2002(4) RAJ 331 (Del)

D-Ionic India (P) Ltd Vs State of Rajasthan

The issue raised in this case was whether a dispute raised by a party for determination of the existence of the arbitration agreement was within the scope of the arbitrator.

It was held that the question whether the arbitrator has jurisdiction to decide the disputes and differences raised by the petitioner in the petition is itself the subject matter of the decision of the arbitrator.

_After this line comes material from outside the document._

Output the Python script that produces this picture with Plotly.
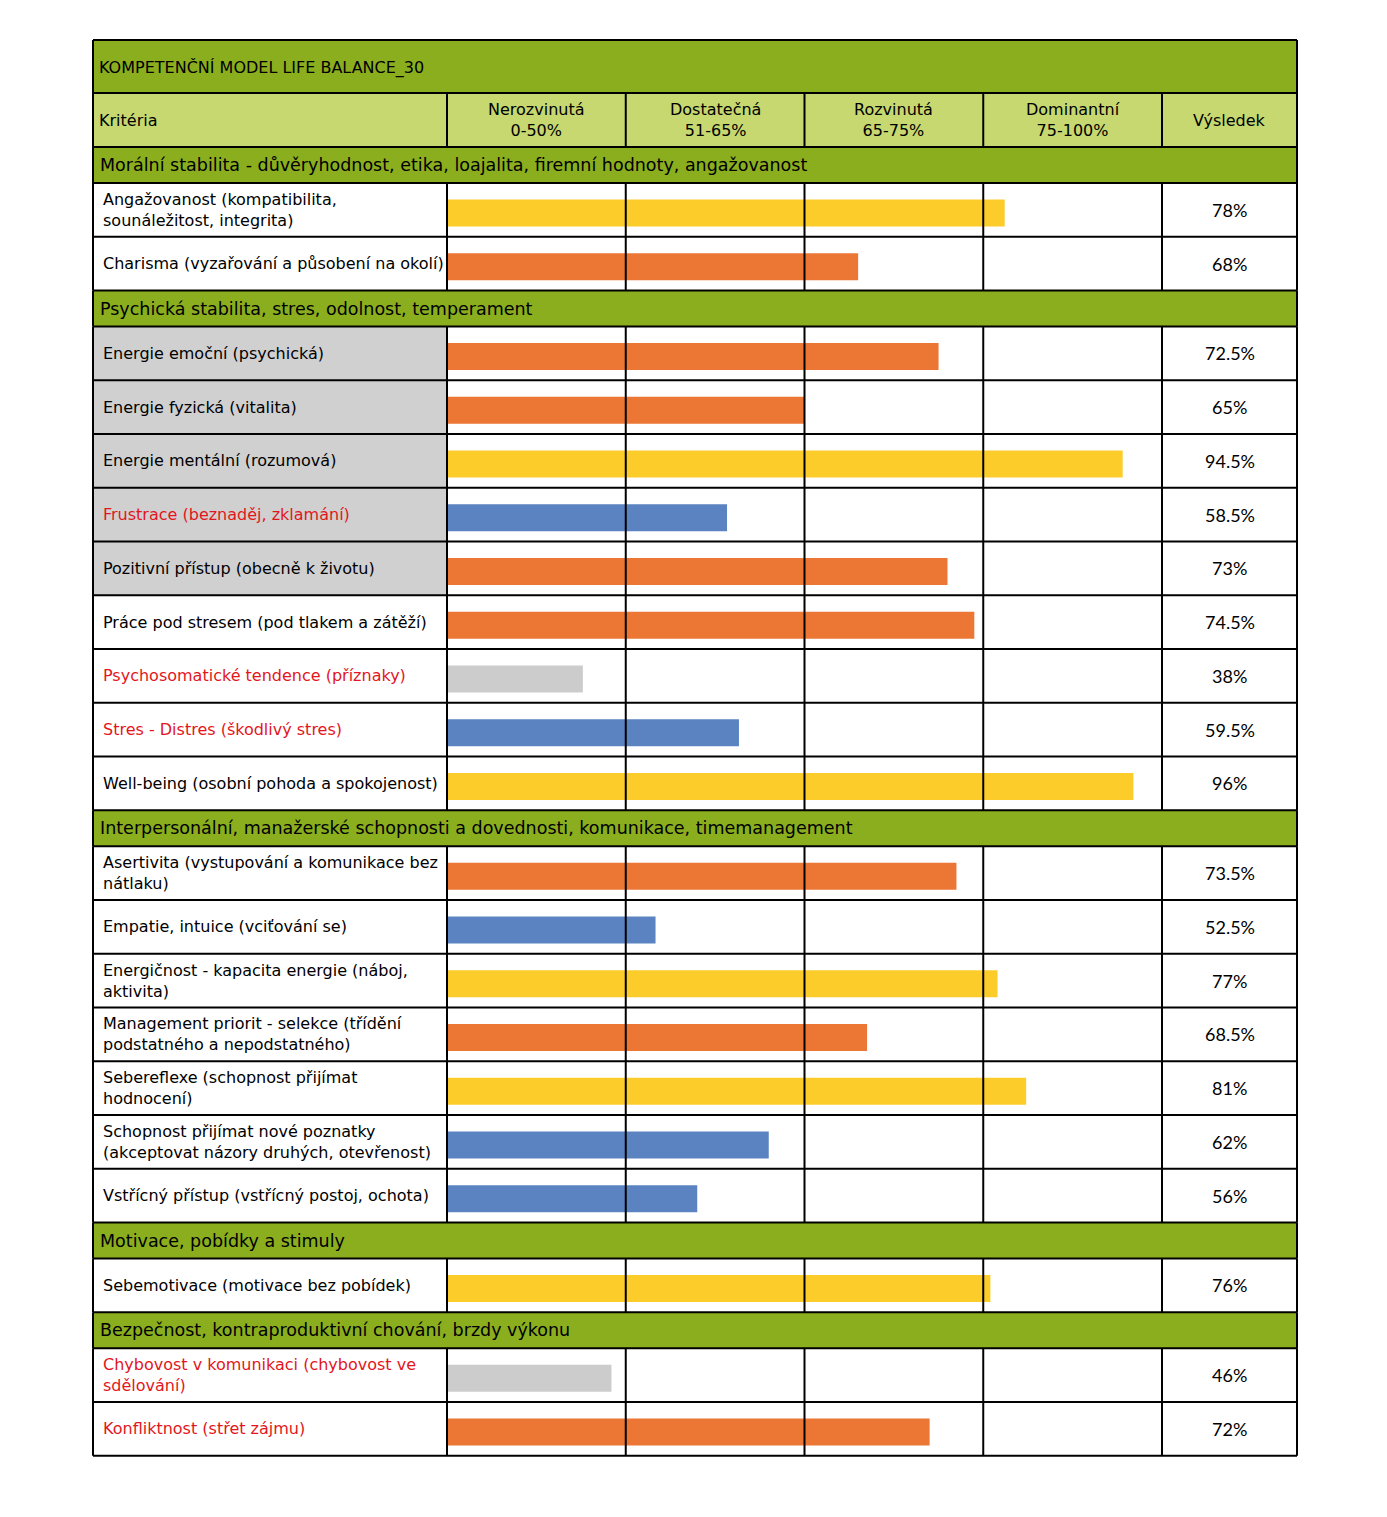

Section 16 confers power under the arbitrator to rule on its own jurisdiction, including ruling on any objections with respect to the existence or validity of the arbitration agreement and for that purpose an arbitration clause which forms part of the contract shall be treated as an agreement independent of the other terms of the contract and a decision by the arbitrator that the contract is null and void shall not entail ipso jure the invalidity of the arbitration clause.Section 16(3) also provides that as soon as the matter is alleged to be beyond the scope or authority of the arbitrator, such a plea should be raised during the arbitral proceedings. Where the arbitrator rejects the aforesaid plea and continues with the proceedings and makes an award, the aggrieved party may make an application u/s 34 for setting aside of such an award.